President Omar Al-Bashir of Sudan, receiving the credentials of Ethiopia’s newly appointed Ambassador Abadi Zemo, said the Sudan government understood the mutual benefits that the Great Ethiopian Renaissance Dam project could offer Ethiopia and Sudan. He said he would extend the necessary support to ensure the massive hydro-power project would be successfully completed. Last year, when Prime Minister Meles laid the corner stone of the Renaissance Dam, he pointed out that the Dam would significantly reduce the problems of silt and sediment that consistently affect dams on the Abay (the Blue Nile) in both Egypt and Sudan. These have been a particularly acute problem at Sudan’s Rosseiries dam producing a substantial reduction in output. Equally, when the Renaissance Dam becomes operational, communities all along the riverbanks and surrounding areas, particularly in Sudan, will be permanently relieved from centuries of flooding. In addition, Sudan and Egypt will have the opportunity to obtain increased power supplies at competitive prices. The Renaissance Dam will also increase the amount of water resources available, reducing the wastage from evaporation which has been another serious problem for the downstream countries. The Dam will in fact ensure a steady year-round flow from the Nile. This, in turn, should have the potential to amicably resolve the differences which currently exist among riparian states over the issue of equitable utilization of the resource of the Nile waters.
This is how the Sudanese Minister of Water Resources, Professor Sief El Din Hamad Abdallah, also sees it. At a Forum organized by the Sudanese Bar Association in cooperation with the Ministry of Water Resources on Saturday 31st March to discuss the Cooperative Framework Agreement between the Nile Basin Countries and the impact of the independence of South Sudan, Professor Sief stressed that if even some dams were erected in Ethiopia without prior consultation in the end they all served Sudan’s interests, reducing the flow of mud that accompanies Nile waters, improving possibilities for river navigation and electricity production and helping control floods. Professor Sief noted that Sudan was now buying electricity from Ethiopia at greatly reduced prices.

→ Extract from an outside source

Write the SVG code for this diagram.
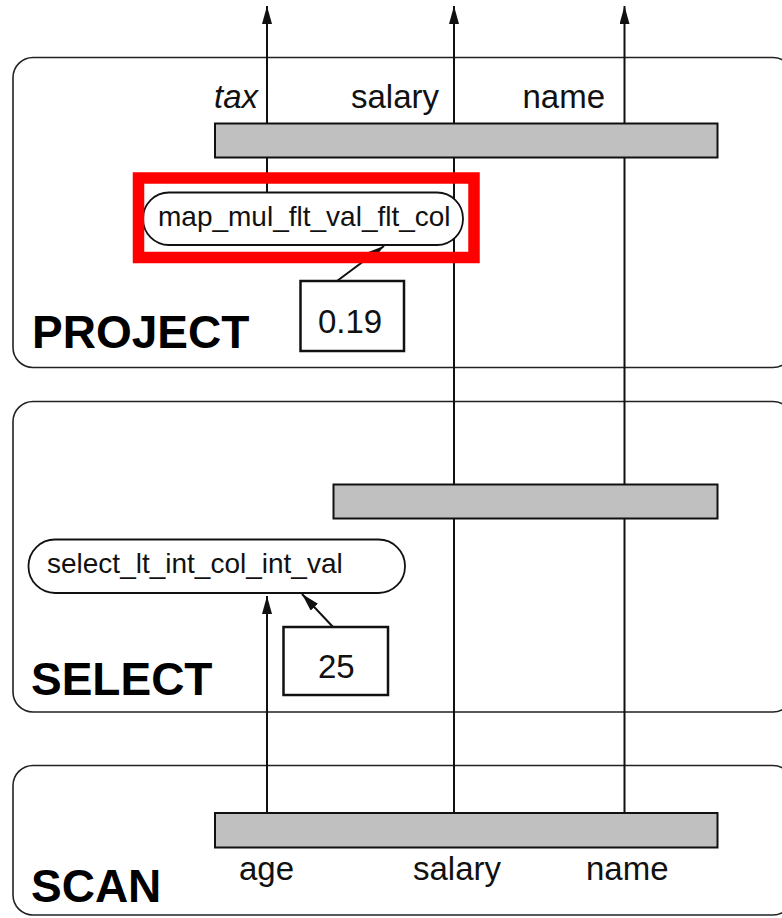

He also emphasized that the water storage capacity of dams in Sudan will benefit from dams in Ethiopia. He noted that the accumulation of silt in downstream dams was a main concern for Sudan as well as Egypt. Indeed, he said Sudan spends about US$12 million to remove mud from the irrigation channels of the Gezira Scheme. The accumulation of silt at the Egyptian High Dam in Aswan had now reached 6 billion cubic meters. Some people even affirmed that the problem of the Nile Basin has nothing to do with any possible scarcity of water resources but rather the high evaporation of the water from source to outlet in the Mediterranean. This is no less than 85 percent of the total.
Professor Sief said that Ethiopian dams on the Nile, if constructed on the basis of mutual consultation and consideration would be beneficial for both parties. Indeed, in some cases, he said, Sudan might benefit more than Ethiopia as the quantities of silt would be drastically reduced bringing an end to the costly process of removing it from dam reservoirs. For example, after the building of a dam in Ethiopia, the Atbara river resources had increased by ten times. Professor Sief emphasized that one solution to the problem of resources was reducing evaporation. He cited the example of the 590 billion cubic meters of resources from the Equatorial Lakes Basin of which only 15 billion cubic meters reached the River Nile itself. Reasonable recovery of this lost quantity or of some of it at least, would make a big difference to the development of the Nile Basin countries and help resolve any disputes and disagreements.
Prime Minister Meles stressed last year that the Renaissance Dam would offer mutual beneficial opportunities to Sudan and to Egypt as well as Ethiopia. Indeed, he suggested, one might therefore expect these countries to be prepared to share the costs proportionally, with Sudan offering to cover 30 per cent and Egypt 20 per cent of the project. It now seems that some such commitment is being reflected in Sudan. Last year Sudan donated about 170 million birr worth of machinery to assist hydropower projects in Ethiopia. This commitment to assist development projects underway in Ethiopia underlines the maturity of the relationship between the two countries. It suggests that riparian countries have to begin to understand the fundamental principle underlying Ethiopia’s Nile policies: mutual benefit for all riparian countries. Ethiopia in fact is working to strengthen regional cooperation to serve the interests of Sudan, of Ethiopia and of Egypt. The Ethiopian Electric Power Corporation has now completed the transmission lines to make Sudan the second country to benefit from Ethiopia’s export of power. The 296 kilometre transmission link has a 230 kilovolt capacity and will start operations this year.
Today, the relationship between Ethiopia and Sudan demonstrates a significant degree of interdependence. It can be seen as an example for the Horn of Africa and indeed more widely. Understanding the huge potential in joint natural resource management and agricultural investment projects as well as in the free exchange of goods and services along the more than thousand kilometre-long border, means that both countries are working steadily to strengthen their relationship for their mutual benefit. There is no doubt that construction of the Great Ethiopian Renaissance Dam will further strengthen this relationship.